Cool your jets: I swear I’m not trying to stir the pot here by posting a coffee song on an LDS website. Nevertheless, I must note: years ago, at BYU, I earnestly read the entirety of The Autobiography of Parley P. Pratt, and was caught off guard to learn the way Elder Pratt and friends escaped from jail during the Missouri persecutions was by grabbing the big ol’ pot of coffee that was delivered to them daily, forcing the door open during the hand-off, then making a brazen run for it.

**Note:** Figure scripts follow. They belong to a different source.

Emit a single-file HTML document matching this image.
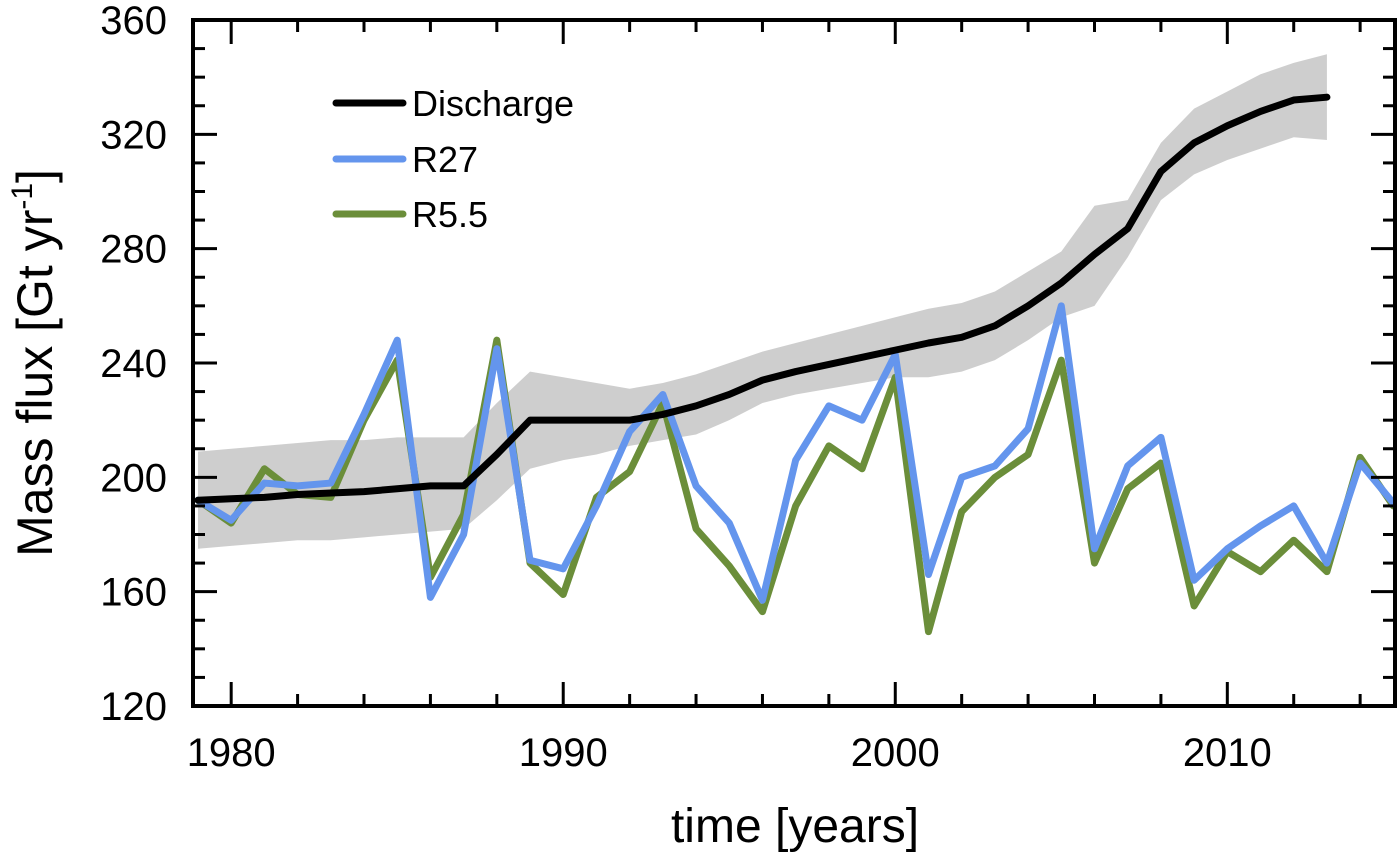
<!DOCTYPE html>
<html><head><meta charset="utf-8"><style>
html,body{margin:0;padding:0;background:#fff;}
svg{display:block;font-family:"Liberation Sans",Arial,sans-serif;}
</style></head><body>
<svg id="chart" width="1400" height="857">
<g id="band"></g>
<g id="series"></g>
<g id="axes"></g>
<text x="795" y="842" text-anchor="middle" font-size="48">time [years]</text>
<text transform="translate(52,363) rotate(-90)" text-anchor="middle" font-size="50">Mass flux [Gt yr<tspan dy="-20" font-size="30">-1</tspan><tspan dy="20">]</tspan></text>
<g>
<line x1="336" y1="103" x2="403" y2="103" stroke="#000" stroke-width="7" stroke-linecap="round"/>
<text x="412" y="116" font-size="36">Discharge</text>
<line x1="336" y1="159" x2="403" y2="159" stroke="#6495ED" stroke-width="7" stroke-linecap="round"/>
<text x="412" y="172" font-size="36">R27</text>
<line x1="336" y1="214" x2="403" y2="214" stroke="#6B8E3A" stroke-width="7" stroke-linecap="round"/>
<text x="412" y="227" font-size="36">R5.5</text>
</g>
</svg>
<script>
const years = [1979,1980,1981,1982,1983,1984,1985,1986,1987,1988,1989,1990,1991,1992,1993,1994,1995,1996,1997,1998,1999,2000,2001,2002,2003,2004,2005,2006,2007,2008,2009,2010,2011,2012,2013,2014,2015];
const r27 = [192,185,198,197,198,222,248,158,180,245,171,168,190,216,229,197,184,157,206,225,220,243,166,200,204,217,260,175,204,214,164,175,183,190,170,205,191];
const r55 = [192,184,203,194,193,220,241,165,187,248,170,159,193,202,226,182,169,153,190,211,203,235,146,188,200,208,241,170,196,205,155,174,167,178,167,207,190];
const dYears = [1979,1980,1981,1982,1983,1984,1985,1986,1987,1988,1989,1990,1991,1992,1993,1994,1995,1996,1997,1998,1999,2000,2001,2002,2003,2004,2005,2006,2007,2008,2009,2010,2011,2012,2013];
const discharge = [192,192.5,193,194,194.5,195,196,197,197,208,220,220,220,220,222,225,229,234,237,239.5,242,244.5,247,249,253,260,268,278,287,307,317,323,328,332,333];
const upper = [209,210,211,212,213,213,214,214,214,226,237,235,233,231,233,236,240,244,247,250,253,256,259,261,265,272,279,295,297,317,329,335,341,345,348];
const lower = [175,176,177,178,178,179,180,181,182,192,203,206,208,211,213,215,220,226,229,231,233,235,235,237,241,248,256,260,277,297,306,311,315,319,318];
const xTicks = [1980,1990,2000,2010];
const yTicks = [120,160,200,240,280,320,360];

const L=193,R=1395,T=20,B=706, X0=1978.85, X1=2015.05, Y0=120, Y1=360;
const sx=v=>L+(v-X0)/(X1-X0)*(R-L);
const sy=v=>B-(v-Y0)/(Y1-Y0)*(B-T);
const NS='http://www.w3.org/2000/svg';
function mk(tag,attrs,parent){const e=document.createElementNS(NS,tag);for(const k in attrs)e.setAttribute(k,attrs[k]);parent.appendChild(e);return e;}

let pts=dYears.map((y,i)=>sx(y)+','+sy(upper[i]));
for(let i=dYears.length-1;i>=0;i--)pts.push(sx(dYears[i])+','+sy(lower[i]));
const band=mk('polygon',{points:pts.join(' '),fill:'#b4b4b4','fill-opacity':'0.65'},document.getElementById('band'));



const sg=document.getElementById('series');
function line(xs,vs,color,name){
  const p=mk('polyline',{points:xs.map((y,i)=>sx(y)+','+sy(vs[i])).join(' '),fill:'none',stroke:color,'stroke-width':7,'stroke-linejoin':'round','stroke-linecap':'round'},sg);
  
  
}
line(years,r55,'#6B8E3A','r5-5-line');
line(years,r27,'#6495ED','r27-line');
line(dYears,discharge,'#000','discharge-line');

const ag=document.getElementById('axes');
const frame=mk('rect',{x:L,y:T,width:R-L,height:B-T,fill:'none',stroke:'#000','stroke-width':4},ag);


for(let y=1980;y<=2014;y+=2){
  const len=(y%10===0)?24:12;
  mk('line',{x1:sx(y),x2:sx(y),y1:B,y2:B-len,stroke:'#000','stroke-width':3},ag);
  mk('line',{x1:sx(y),x2:sx(y),y1:T,y2:T+len,stroke:'#000','stroke-width':3},ag);
}
for(let v=130;v<360;v+=10){
  const len=(v%40===0)?24:12;
  mk('line',{x1:L,x2:L+len,y1:sy(v),y2:sy(v),stroke:'#000','stroke-width':3},ag);
  mk('line',{x1:R,x2:R-len,y1:sy(v),y2:sy(v),stroke:'#000','stroke-width':3},ag);
}
xTicks.forEach(t=>{
  const e=mk('text',{x:sx(t),y:B+60,'text-anchor':'middle','font-size':40},ag);
  e.textContent=t;
  
  
});
yTicks.forEach(t=>{
  const e=mk('text',{x:L-26,y:sy(t)+14,'text-anchor':'end','font-size':40},ag);
  e.textContent=t;
  
  
});
</script>
</body></html>
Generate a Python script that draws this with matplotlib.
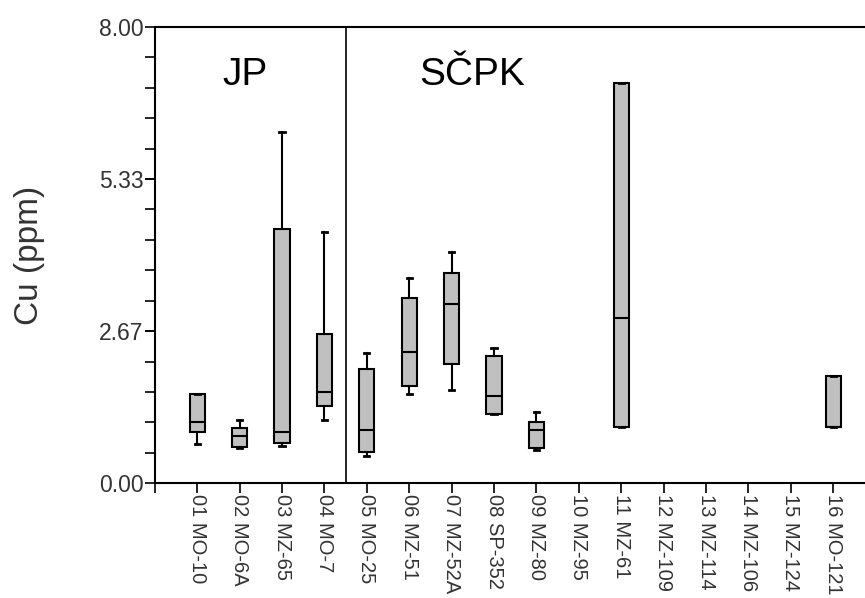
import numpy as np
import matplotlib
matplotlib.use("Agg")
import matplotlib.pyplot as plt
from matplotlib.ticker import MultipleLocator

plt.rcParams['font.family'] = ['Liberation Sans', 'DejaVu Sans']

# samples along the x axis
samples = ["01 MO-10", "02 MO-6A", "03 MZ-65", "04 MO-7", "05 MO-25",
           "06 MZ-51", "07 MZ-52A", "08 SP-352", "09 MZ-80", "10 MZ-95",
           "11 MZ-61", "12 MZ-109", "13 MZ-114", "14 MZ-106", "15 MZ-124",
           "16 MO-121"]

# box statistics (nan = no data for that sample)
nan = np.nan
whis_lo = [0.68, 0.61, 0.65, 1.11, 0.47, 1.56, 1.63, 1.21, 0.58, nan, 0.99, nan, nan, nan, nan, 0.99]
q1      = [0.89, 0.64, 0.71, 1.35, 0.54, 1.70, 2.09, 1.21, 0.61, nan, 0.99, nan, nan, nan, nan, 0.99]
median  = [1.08, 0.83, 0.90, 1.59, 0.93, 2.30, 3.14, 1.53, 0.93, nan, 2.90, nan, nan, nan, nan, 0.99]
q3      = [1.57, 0.96, 4.45, 2.61, 2.01, 3.25, 3.68, 2.23, 1.08, nan, 7.01, nan, nan, nan, nan, 1.88]
whis_hi = [1.57, 1.10, 6.16, 4.41, 2.29, 3.60, 4.06, 2.37, 1.24, nan, 7.01, nan, nan, nan, nan, 1.88]

y_ticks = [0.0, 2.67, 5.33, 8.0]
groups = ["JP", "SČPK"]

fig = plt.figure(figsize=(8.65, 5.98), dpi=100)
ax = fig.add_axes([0.179, 0.192, 0.821, 0.763])

stats, pos = [], []
for i in range(len(samples)):
    if np.isnan(median[i]):
        continue
    stats.append(dict(whislo=whis_lo[i], q1=q1[i], med=median[i],
                      q3=q3[i], whishi=whis_hi[i], fliers=[]))
    pos.append(i + 1)

ax.bxp(stats, positions=pos, widths=0.36, patch_artist=True, showfliers=False,
       boxprops=dict(facecolor='#c0c0c0', edgecolor='black', linewidth=1.5),
       medianprops=dict(color='black', linewidth=1.5),
       whiskerprops=dict(color='black', linewidth=1.5),
       capprops=dict(color='black', linewidth=2.0),
       capwidths=0.12, manage_ticks=False)

# group separator
ax.axvline(4.5, color='black', linewidth=1.2)
ax.text(2.12, 7.16, groups[0], fontsize=28, ha='center', va='center')
ax.text(7.48, 7.16, groups[1], fontsize=28, ha='center', va='center')

ax.set_xlim(0, 16.75)
ax.set_ylim(0, 8)
ax.set_yticks(y_ticks)
ax.set_yticklabels(["%.2f" % v for v in y_ticks], fontsize=16.5, color='#333333')
ax.yaxis.set_minor_locator(MultipleLocator(8 / 15))
ax.set_xticks(range(0, len(samples) + 1))
ax.set_xticklabels([""] + samples, rotation=-90, fontsize=14.5, color='#333333')
ax.tick_params(axis='both', which='both', direction='out', length=7, width=1.2)
ax.tick_params(axis='x', pad=1)
ax.tick_params(axis='y', pad=1)

for side in ['left', 'bottom', 'top']:
    ax.spines[side].set_linewidth(1.5)
ax.spines['right'].set_visible(False)

ax.set_ylabel("Cu (ppm)", fontsize=24, color='#333333')
ax.yaxis.set_label_coords(-0.155, 0.5)

fig.savefig("out.png", dpi=100)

To be clear: Pratt and co. weren’t being given coffee as a form of religious insult (like, say, serving pork to a Jew or Muslim in jail), but simply as courtesy; even amidst the worst sort of mob violence, it would’ve been a cruel and unusual violation of the 8th amendment to deprive the inmates a morning cup of joe. And Pratt and the apostles didn’t interpret the coffee any other way! There was not the least hint in the text that Pratt or anyone else for that matter ever complained about being served coffee! Oh, they complained bitterly and righteously about the cold, the murders, the theft, the libel and slander and all these gross and flagrant violation of all their rights, but never the coffee. The Word of Wisdom in 1838 was still just that, a “word of wisdom, given not by way of commandment,” and wouldn’t become canonized as the Lord’s health code or what have you for another century.
Not that you should be drinking coffee anyways; global coffee consumption is actively decimating the rain forests and worsening the climate crisis. Please, if you ever leave the Church for whatever reason, I beg of you, continue to not drink coffee, for environmental reasons if none other (as though we needed a better—as though God Himself didn’t need a better).
No, the point of us posting this song isn’t to proselyte coffee consumption, but due to its repeated chorus line of: “We can start over again.”
It’s a song about finding the gumption to start over when nothing in your dull life feels worth starting over–indeed, when nothing in this cruel world feels worth starting over for. (And this song came out in 1999! Post-Cold War! Pre-9/11! Compared to today, things were mostly fine, relatively speaking!) As the lyrics themselves warn, there are still people out there who will hurt you for who you are. But still, you start again anyways.
We must all start over again, constantly, repeatedly. That is what it means to repent. “Come Let Us Anew” is a hymn of ours, and is the raison d’etre of the weekly sacrament. And New Years–as arbitrary as the turn of the calendar might be–is as good a time as any to do so.
That is, “Coffee and TV” is a New Years song, on par with Auld Lang Syne or Last Year’s Man.
So come let us anew. That we might always have his spirit to be with us. We can start over again. Happy New Years.